Un libro elegante, che sfugge a una definizione precisa. Non è propriamente un libro di storia dell’arte: non si descrivono opere, non si affrontano questioni di stile o di tecnica artistica; ci sono i nomi di molti artisti, ma la loro attività è volutamente lasciata sullo sfondo, mai affrontata direttamente. Un testo originale, che si pone un obiettivo preciso: raccontare l’invenzione dell’Arte con la A maiuscola, la trasformazione del pittore da artigiano a
pictor doctus, del quadro in opera d’arte. Un saggio che si colloca ai limiti fra arte, sociologia e storia del costume. La lunga riflessione di Pommier si svolge in un contesto storico ben determinato: l’Italia tra i secoli XIV e XVI: “
La storia dell’arte e del corteo che la circonda sono un’invenzione italiana”.
Il libro si apre con la celebrazione di un’opera d’arte, la
Madonna Rucellai -nel racconto vasariano del corteo festoso che accompagna la tavola fresca di vernice in Santa Maria Novella- e si chiude con gli onori tributati a un artista,
Michelangelo, al quale Firenze dedica una cerimonia funebre degna di un sovrano. In questo passaggio sottile, dal trionfo di un’opera al trionfo di un artista, sta tutto il libro di Pommier. Non si tratta semplicemente del salto di qualità della pittura, da arte meccanica ad arte liberale, che avviene con il riconoscimento dell’impegno intellettuale del pittore, non più considerato solo un abile artigiano.
L’indagine di Pommier è molto più ampia e complessa e affronta argomenti diversi.
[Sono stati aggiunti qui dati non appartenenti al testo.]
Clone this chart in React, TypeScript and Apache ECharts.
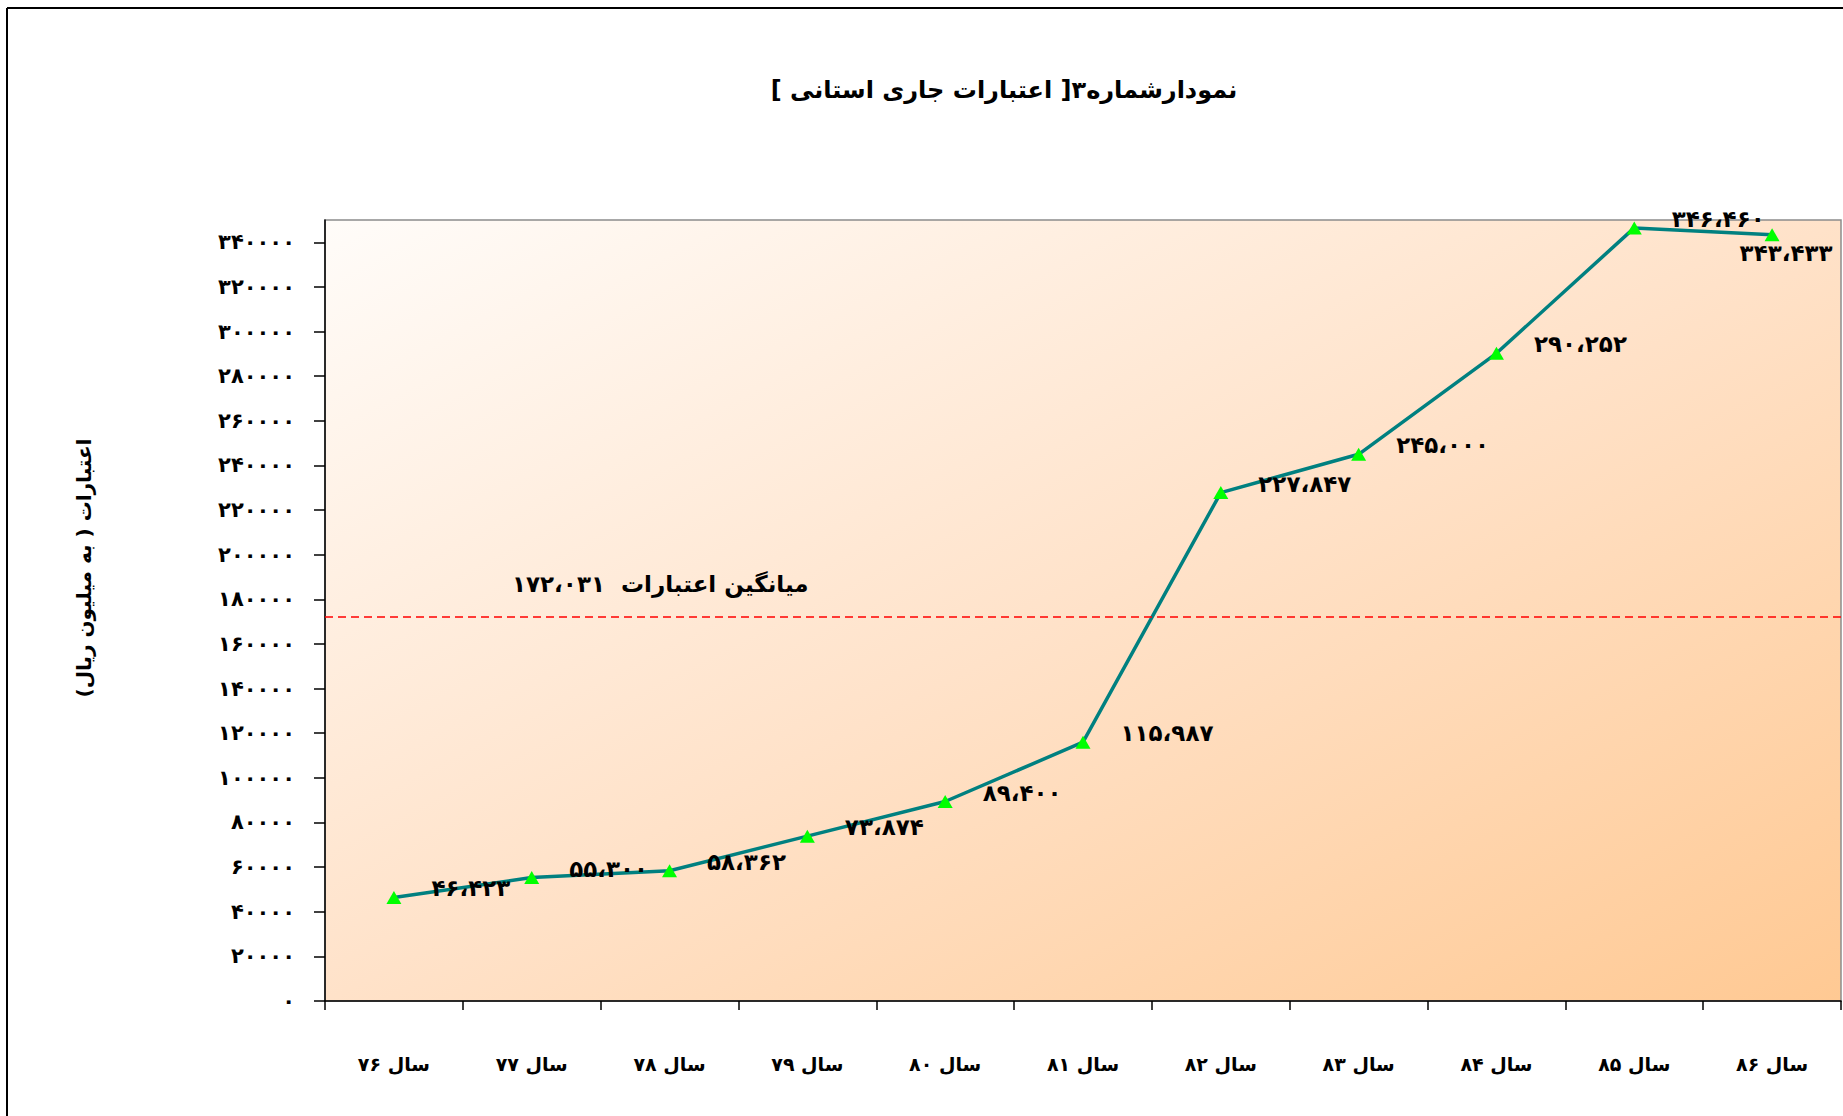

Il che, al tempo stesso, è il pregio e il limite di questo saggio, che offre molti spunti di riflessione ma risulta un po’ difficile tirarne le fila.
Tutto ha inizio con le prime riflessioni letterarie -prima le intuizioni di Dante, poi Boccaccio e gli umanisti- sui pittori e il loro ruolo nella società. Come nella ricostruzione di un puzzle complicato, Pommier si dedica alla ricerca dei fenomeni nei quali si manifesta l’affermazione dell’Arte e l’invenzione del mito dell’artista, e ne individua tanti e diversi tra loro. Gli artisti acquistano progressivamente coscienza del fatto che “
hanno ormai diritto alla storia” e cominciano a inserire il proprio ritratto nelle loro opere; un passo avanti “
nell’evoluzione dello stato sociale dell’artista è compiuto quando è la comunità a commissionare il ritratto di un artista” con l’intenzione di consacrarne la fama. Si pubblicano i primi testi sull’arte, tecnici come quello di
Cennino Cennini, teorici e raffinatissimi quelli di
Leon Battista Alberti; gli artisti vengono inseriti nell’elenco degli uomini illustri e insieme a letterati e uomini politici contribuiscono a formare l’identità di una città. Nasce il culto delle opere d’arte, “
le opere romane di Raffaello e Michelangelo diventano elementi irrinunciabili nel percorso di formazione dei giovani pittori”; vengono istituite le Accademie e si comincia a pensare alla creazione di un “
rapporto giuridico tra la società e le opere d’arte ereditate dall’antichità”, ovvero comincia a farsi strada l’idea che esista un patrimonio artistico da difendere.
Questi sono solo alcuni degli argomenti che Pommier tratta in modo diffuso e molto informato, che si intrecciano a dare sostanza alla sua tesi. Nel raccontare l’invenzione di quella immateriale aura di sacralità che dal Rinascimento circonda opere e artisti, Pommier dà vita alla suggestiva ricostruzione di un’epoca.